NEWPORT, R.I. – A basketball school and a program with just four years at the Division I-A level will heavily shape the Big East's football future.
Cincinnati and South Florida suddenly make up one quarter of the newly revamped, eight-team league. Both were solid in Conference-USA and averaged seven wins a season over the last four years.
Duplicating that kind of success, however, will be difficult for the Bearcats and Bulls, especially this fall. USF and Cincinnati were picked to finish in seventh and eighth place in the Big East's preseason media poll, which was released Tuesday.
The Bearcats did win five of their last six games, including a 32-14 drubbing of Marshall in the Fort Worth Bowl last season. But they return just seven starters – by far the fewest in the league.

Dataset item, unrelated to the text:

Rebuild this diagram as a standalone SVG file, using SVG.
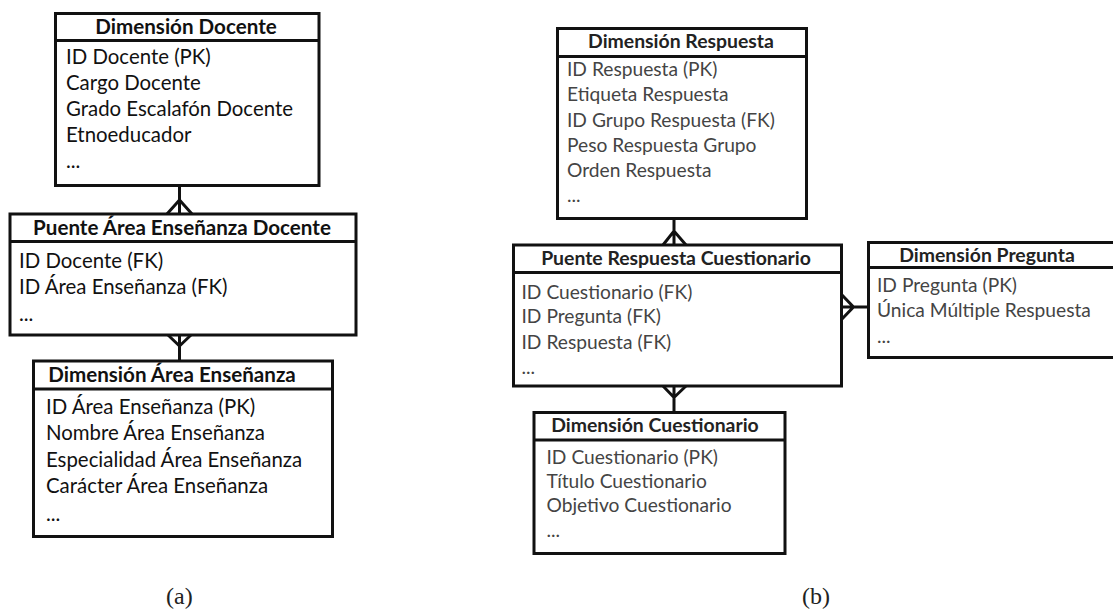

Few teams in the nation must replace more than the Cincinnati. Gone are the top eight defensive starters, including defensive ends Trent Cole and Andre Frazier, who combined for 13.5 sacks last season. Gino Guidugil, arguably the greatest quarterback in school history also departed along with the leading rusher and receiver.
Still, second-year coach Mark Dantonio remains upbeat.
"I have never had a team this young before," said the 25-year college coaching veteran, who became just the only other Cincinnati coach besides the legendary Sid Glickman to lead the Bearcats to a bowl game in his first year at the helm. "But we do have 36 lettermen coming back, so we have some experience, and I really like our attitude."
Dantonio also believes the schedule will allow the Bearcats to sustain some rookie mistakes. They face Eastern Michigan, Penn State, Division I-AA Western Carolina and Miami (Ohio) before playing their first Big East game, at Pittsburgh on Oct. 8.
South Florida , located in Tampa, took a step back last season with a 4-7 record. The Bulls finished exactly how a team entering the Big East shouldn't with three straight losses, including lopsided defeats at Cincinnati (45-23) and to visiting Pittsburgh (43-13).
The chances of producing another winning season will fall largely on the shoulders of senior running back Andre Hall, who rushed for 1,357 yards last season.
"Andre is certainly the best back I have been around," said USF coach Jim Leavitt, who attended the same high school as Hall. "That includes my time at Kansas and Iowa."
Still, Leavitt believes defense will be the key to bouncing back, and the Bulls return eight of 11 defensive starters.
"Defenses win championships," he said. "Defense will always be the most important for us."
Regardless of how the coming season starts for the two new Big East teams, they both have reason to believe their long-term futures are solid.
"USF is going to be very, very strong," Leavitt said. "It's only a matter of time. We are in a state with three of the most talented programs in the nation and I believe we can be on par with Florida, Miami and Florida State.
"We are projected to have an enrollment of 60,000 in 10 years and have 100,000 alumni living within an hour of the campus. We have a great location. Tampa is not a bad place to live and we play in Raymond James stadium.
"We also have great facilities. I remember when Miami's facilities stunk and they were good so our facilities should certainly help us in recruiting."
Leavitt and his staff focus heavily on recruiting Florida and have landed some highly touted prospects. Their last class included four-star athlete Carlton Hill from Monticello, Fla., who had a scholarship offer from Miami.
"Miami pounded since the beginning (of the recruiting process)," Leavitt said. "To compete with a team of that caliber and land that type of player shows what we can do."
Dantonio also has a talent-laden backyard from which to grab prospects.
"Ohio is a great state for high school football and Cincinnati has produced the last three state champs," he said. "Now that we are the only other BCS school in the state, we can compete on a scale with the Big Ten programs. We can tell kids that they can possibly go to the Gator Bowl and Orange Bowl now. We can make their dreams a reality."